[Date Prev][Date Next][Thread Prev][Thread Next][Date Index][Thread Index]

Re: [idn] What's wrong with skwan-utf8?



Thanks Ken for explaining this clearly. A bit of follow up:

At 01/01/04 11:14 -0800, Kenneth Whistler wrote:
>A terminological quibble here:
>
> >   I guess I still don't get why some people are so focused on UTF-8.
> > UTF-8 is an 8-bit encoding of the UCS.  ACE (whatever flavor) is a 7-bit
> > encoding of the UCS.

ACE is not a 7-bit encoding of the UCS. It's a two-step encoding,
first from the UCS to the legacy host name repertoire, and then
from there to 7-bit octets (using US-ASCII).
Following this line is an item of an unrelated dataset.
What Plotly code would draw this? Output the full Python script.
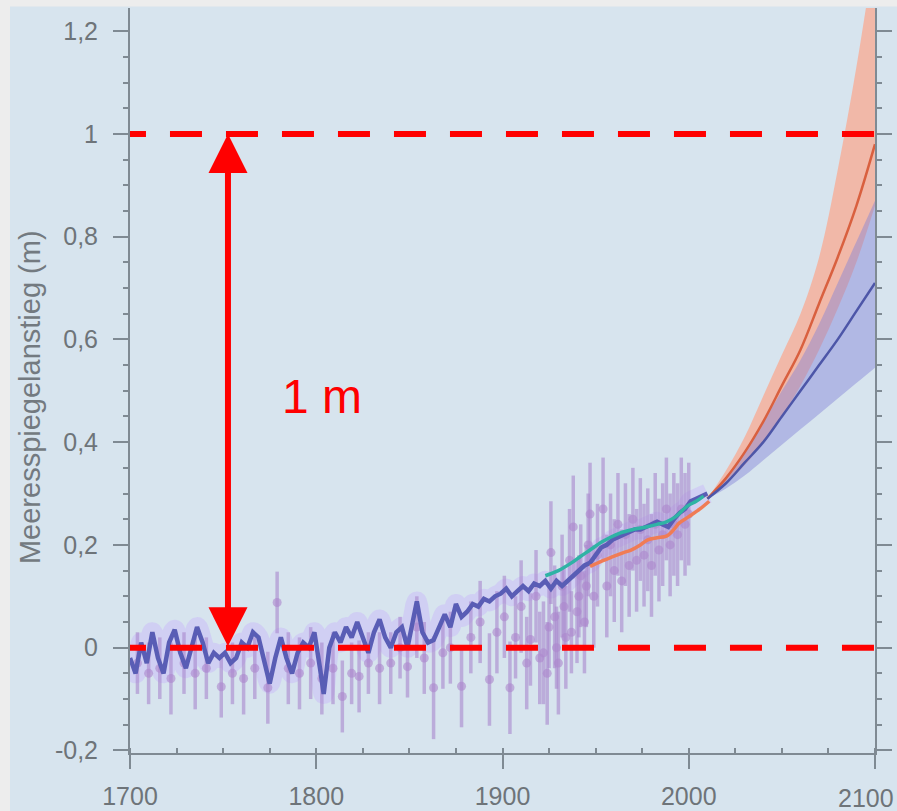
import plotly.graph_objects as go

# ---------------- data ----------------
hist_years = [1700, 1703, 1706, 1709, 1712, 1715, 1718, 1721, 1724, 1727, 1730, 1733, 1736, 1739,
              1742, 1745, 1748, 1751, 1754, 1757, 1760, 1763, 1766, 1769, 1772, 1775, 1778, 1781,
              1784, 1787, 1790, 1793, 1796, 1799, 1802, 1804, 1807, 1810, 1813, 1816, 1819, 1822,
              1825, 1828, 1831, 1834, 1837, 1840, 1843, 1846, 1849, 1852, 1854, 1857, 1860, 1863,
              1866, 1869, 1872, 1875, 1878, 1881, 1884, 1887, 1890, 1893, 1896, 1899, 1902, 1905,
              1908, 1911, 1914, 1917, 1920, 1923, 1926, 1929, 1932, 1935, 1938, 1941, 1944, 1947,
              1950, 1953, 1956, 1959, 1962, 1965, 1968, 1971, 1974, 1977, 1980, 1983, 1986, 1989,
              1992, 1995, 1998, 2001, 2004, 2007, 2010]
hist_level = [-0.02, -0.05, 0.01, -0.03, 0.03, -0.02, -0.05, 0.01, 0.035, -0.01, -0.04, 0.0, 0.04, 0.01,
              -0.03, -0.01, -0.02, -0.01, -0.03, -0.02, 0.01, 0.0, 0.03, 0.02, -0.03, -0.07, -0.02, 0.02,
              -0.02, -0.05, -0.01, 0.01, 0.0, 0.03, -0.04, -0.09, 0.0, 0.03, 0.01, 0.04, 0.02, 0.05,
              0.02, -0.01, 0.03, 0.055, 0.02, 0.0, 0.03, 0.04, 0.0, 0.06, 0.09, 0.03, 0.01, 0.015,
              0.04, 0.065, 0.04, 0.085, 0.06, 0.07, 0.085, 0.08, 0.095, 0.09, 0.1, 0.105, 0.115, 0.1,
              0.11, 0.12, 0.11, 0.125, 0.12, 0.13, 0.115, 0.13, 0.12, 0.13, 0.14, 0.15, 0.16, 0.165,
              0.18, 0.195, 0.2, 0.21, 0.215, 0.22, 0.225, 0.23, 0.23, 0.235, 0.24, 0.245, 0.24, 0.235,
              0.25, 0.262, 0.27, 0.285, 0.29, 0.295, 0.3]

teal_years = [1923, 1930, 1937, 1942, 1947, 1953, 1958, 1963, 1970, 1977, 1983, 1988, 1993, 1999, 2004, 2008]
teal_level = [0.14, 0.15, 0.165, 0.178, 0.19, 0.205, 0.215, 0.223, 0.23, 0.235, 0.24, 0.245, 0.255, 0.275, 0.285, 0.295]

orange_years = [1947, 1953, 1960, 1965, 1969, 1974, 1978, 1983, 1988, 1992, 1995, 2000, 2006, 2011]
orange_level = [0.158, 0.168, 0.178, 0.185, 0.19, 0.2, 0.21, 0.214, 0.217, 0.23, 0.243, 0.255, 0.27, 0.285]

pt_years = [1704, 1710, 1716, 1722, 1729, 1735, 1741, 1749, 1755, 1761, 1767, 1774, 1779, 1785,
            1791, 1797, 1803, 1809, 1814, 1819, 1823, 1828, 1834, 1840, 1845, 1849, 1854, 1858,
            1863, 1868, 1872, 1878, 1883, 1888, 1893, 1897, 1901, 1904, 1907, 1910, 1913, 1915,
            1918, 1920, 1922, 1924, 1926, 1928, 1930, 1932, 1934, 1936, 1938, 1940, 1942, 1944,
            1946, 1947, 1949, 1951, 1954, 1956, 1958, 1960, 1962, 1964, 1966, 1968, 1970, 1972,
            1974, 1976, 1978, 1980, 1982, 1984, 1986, 1988, 1990, 1992, 1994, 1996, 1998, 2000,
            1925, 1929, 1933, 1937, 1941, 1945]
pt_level = [-0.03, -0.05, -0.04, -0.06, -0.03, -0.05, -0.04, -0.076, -0.05, -0.06, -0.04, -0.078, 0.088, -0.04,
            -0.05, -0.03, -0.06, -0.04, -0.095, -0.05, -0.056, -0.03, -0.04, -0.03, 0.0, -0.037, 0.04, -0.02,
            -0.078, -0.01, 0.0, -0.075, 0.02, 0.05, -0.062, 0.03, 0.06, -0.078, 0.02, 0.08, -0.03, 0.016,
            0.1, -0.02, -0.01, -0.05, 0.185, 0.06, -0.03, 0.12, 0.02, 0.17, 0.235, 0.07, 0.14, 0.05,
            0.2, 0.26, 0.1, 0.18, 0.27, 0.12, 0.2, 0.15, 0.24, 0.13, 0.22, 0.16, 0.25, 0.17,
            0.23, 0.18, 0.21, 0.16, 0.24, 0.19, 0.22, 0.27, 0.2, 0.24, 0.22, 0.27, 0.24, 0.26,
            0.04, 0.0, 0.08, 0.03, 0.1, 0.12]
pt_err = [0.06, 0.06, 0.06, 0.07, 0.06, 0.07, 0.06, 0.06, 0.06, 0.07, 0.06, 0.07, 0.06, 0.07,
          0.07, 0.07, 0.07, 0.07, 0.07, 0.06, 0.07, 0.06, 0.07, 0.06, 0.06, 0.06, 0.06, 0.07,
          0.1, 0.07, 0.07, 0.08, 0.07, 0.08, 0.09, 0.08, 0.08, 0.09, 0.08, 0.09, 0.09, 0.09,
          0.09, 0.09, 0.1, 0.1, 0.1, 0.1, 0.1, 0.1, 0.1, 0.1, 0.1, 0.1, 0.1, 0.1,
          0.1, 0.1, 0.1, 0.1, 0.1, 0.1, 0.1, 0.1, 0.1, 0.1, 0.1, 0.1, 0.1, 0.1,
          0.1, 0.1, 0.1, 0.1, 0.1, 0.1, 0.1, 0.1, 0.1, 0.1, 0.1, 0.1, 0.1, 0.1,
          0.08, 0.08, 0.08, 0.08, 0.08, 0.08]

proj_years = [2010, 2020, 2030, 2040, 2050, 2060, 2070, 2080, 2090, 2100]
red_mid = [0.29, 0.33, 0.38, 0.44, 0.51, 0.58, 0.67, 0.76, 0.86, 0.98]
red_hi = [0.29, 0.345, 0.41, 0.49, 0.57, 0.65, 0.76, 0.93, 1.13, 1.36]
red_lo = [0.29, 0.32, 0.355, 0.40, 0.45, 0.51, 0.58, 0.66, 0.75, 0.86]
blue_mid = [0.29, 0.32, 0.36, 0.40, 0.45, 0.50, 0.55, 0.60, 0.655, 0.71]
blue_hi = [0.29, 0.33, 0.38, 0.44, 0.50, 0.56, 0.63, 0.71, 0.79, 0.87]
blue_lo = [0.29, 0.31, 0.335, 0.365, 0.395, 0.425, 0.455, 0.485, 0.515, 0.545]

ref_levels = [0, 1]
ref_years = [1691.4, 2105]
arrow_year = 1752.6
label_text = "1 m"
label_pos = (1803, 0.488)

x_ticks = [1700, 1800, 1900, 2000, 2100]
x_ticktext = ["1700", "1800", "1900", "2000", ""]   # last label placed as annotation (edge)
x_last_label = "2100"
y_ticks = [-0.2, 0, 0.2, 0.4, 0.6, 0.8, 1.0, 1.2]
y_ticktext = ["-0,2", "0", "0,2", "0,4", "0,6", "0,8", "1", "1,2"]
y_title = "Meeresspiegelanstieg (m)"

# ---------------- figure ----------------
PANEL = "#d7e4ee"
AXIS = "#7f8a93"
TICKFONT = dict(family="Liberation Sans, Arial, sans-serif", size=25, color="#6e7479")

fig = go.Figure()

# haze around reconstruction
fig.add_trace(go.Scatter(x=hist_years, y=hist_level, mode="lines",
                         line=dict(color="rgba(205,198,245,0.7)", width=20, shape="spline"),
                         hoverinfo="skip", showlegend=False))

# projection bands
fig.add_trace(go.Scatter(x=proj_years, y=red_lo, mode="lines", line=dict(width=0, shape="spline"),
                         showlegend=False, hoverinfo="skip"))
fig.add_trace(go.Scatter(x=proj_years, y=red_hi, mode="lines", line=dict(width=0, shape="spline"),
                         fill="tonexty", fillcolor="rgba(255,160,130,0.65)", showlegend=False))
fig.add_trace(go.Scatter(x=proj_years, y=blue_lo, mode="lines", line=dict(width=0, shape="spline"),
                         showlegend=False, hoverinfo="skip"))
fig.add_trace(go.Scatter(x=proj_years, y=blue_hi, mode="lines", line=dict(width=0, shape="spline"),
                         fill="tonexty", fillcolor="rgba(130,130,215,0.45)", showlegend=False))

# tide gauge points with error bars
fig.add_trace(go.Scatter(x=pt_years, y=pt_level, mode="markers",
                         marker=dict(color="rgba(172,135,205,0.62)", size=9),
                         error_y=dict(type="data", array=pt_err, color="rgba(168,135,205,0.6)",
                                      thickness=3.5, width=0),
                         showlegend=False))

# reconstruction line
fig.add_trace(go.Scatter(x=hist_years, y=hist_level, mode="lines",
                         line=dict(color="#595db5", width=4.5), showlegend=False))
fig.add_trace(go.Scatter(x=teal_years, y=teal_level, mode="lines",
                         line=dict(color="#2fb3a5", width=3.5, shape="spline"), showlegend=False))
fig.add_trace(go.Scatter(x=orange_years, y=orange_level, mode="lines",
                         line=dict(color="#f07c55", width=3.5, shape="spline"), showlegend=False))

# projection central lines
fig.add_trace(go.Scatter(x=proj_years, y=red_mid, mode="lines",
                         line=dict(color="#d9603f", width=2.5, shape="spline"), showlegend=False))
fig.add_trace(go.Scatter(x=proj_years, y=blue_mid, mode="lines",
                         line=dict(color="#4d56a8", width=2.5, shape="spline"), showlegend=False))

# red dashed reference lines
for lvl in ref_levels:
    fig.add_trace(go.Scatter(x=ref_years, y=[lvl, lvl], mode="lines",
                             line=dict(color="#ff0000", width=6, dash="32px,24px"),
                             showlegend=False, hoverinfo="skip"))

# double arrow
fig.add_annotation(x=arrow_year, y=ref_levels[1], ax=arrow_year, ay=ref_levels[0],
                   xref="x", yref="y", axref="x", ayref="y", text="",
                   showarrow=True, arrowhead=2, startarrowhead=2, arrowside="end+start",
                   arrowwidth=6, arrowsize=1.3, startarrowsize=1.3, arrowcolor="#ff0000")
fig.add_annotation(x=label_pos[0], y=label_pos[1], xref="x", yref="y", text=label_text,
                   showarrow=False, font=dict(family="Liberation Sans, Arial, sans-serif",
                                              size=48, color="#ff0000"))

# last x tick label, kept inside the picture
fig.add_annotation(x=1.0281, y=-0.0385, xref="paper", yref="paper", text=x_last_label,
                   xanchor="right", yanchor="top", showarrow=False, font=TICKFONT)

# y axis title
fig.add_annotation(x=-0.134, y=0.478, xref="paper", yref="paper", text=y_title, textangle=-90,
                   xanchor="center", yanchor="middle", showarrow=False,
                   font=dict(family="Liberation Sans, Arial, sans-serif", size=29, color="#737a80"))

# outer panel
fig.add_shape(type="rect", xref="paper", yref="paper", x0=-0.1611, x1=1.04, y0=-0.09, y1=1.0021,
              fillcolor=PANEL, line=dict(width=0), layer="below")

fig.update_layout(
    width=897, height=811,
    margin=dict(l=130, r=22, t=8, b=58, autoexpand=False),
    paper_bgcolor="#ededed", plot_bgcolor=PANEL,
    showlegend=False,
    xaxis=dict(range=[1700, 2100], tickvals=x_ticks, ticktext=x_ticktext, ticks="outside",
               ticklen=14, tickwidth=2,
               tickcolor=AXIS, showline=True, linecolor=AXIS, linewidth=2, showgrid=False,
               zeroline=False, tickfont=TICKFONT, ticklabelstandoff=6, automargin=False,
               ticklabeloverflow="allow",
               minor=dict(dtick=25, tick0=1700, ticks="inside", ticklen=5, tickcolor=AXIS, tickwidth=1.5)),
    yaxis=dict(range=[-0.205, 1.245], tickvals=y_ticks, ticktext=y_ticktext, ticks="outside",
               ticklen=15, tickwidth=2, tickcolor=AXIS, showline=True, linecolor=AXIS, linewidth=2,
               mirror="ticks", showgrid=False, zeroline=False, tickfont=TICKFONT,
               ticklabelstandoff=10, automargin=False, ticklabeloverflow="allow",
               minor=dict(dtick=0.05, tick0=0, ticks="outside", ticklen=5, tickcolor=AXIS, tickwidth=1.5)),
)

fig.write_html("out.html", config={"displayModeBar": False},
               post_script="document.body.style.margin='0';document.body.style.overflow='hidden';")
Of course, for most
people on this list, the second step is just ignored, because
US-ASCII is taken for granted anyway.

To get to truly solid internationalization, it is highly desirable
that there is no difference between the handling of US-ASCII and
non-US-ASCII characters, and in particular that the later are
represented directly, and not via the former.

Also, because ACE maps to ASCII, it is only a very restricted
encoding of the UCS. Can you imagine a terminal emulator for ACE?
An XML page starting with <?xml version='1.0' encoding='ACE'?> ?
An editor that reads in a file in ACE, allows to edit it, and
write it back out again? It's possible to create such things,
but they won't be useful at all for IDN, because kind of
data has a special pattern of where domain names appear.


Regards,   Martin.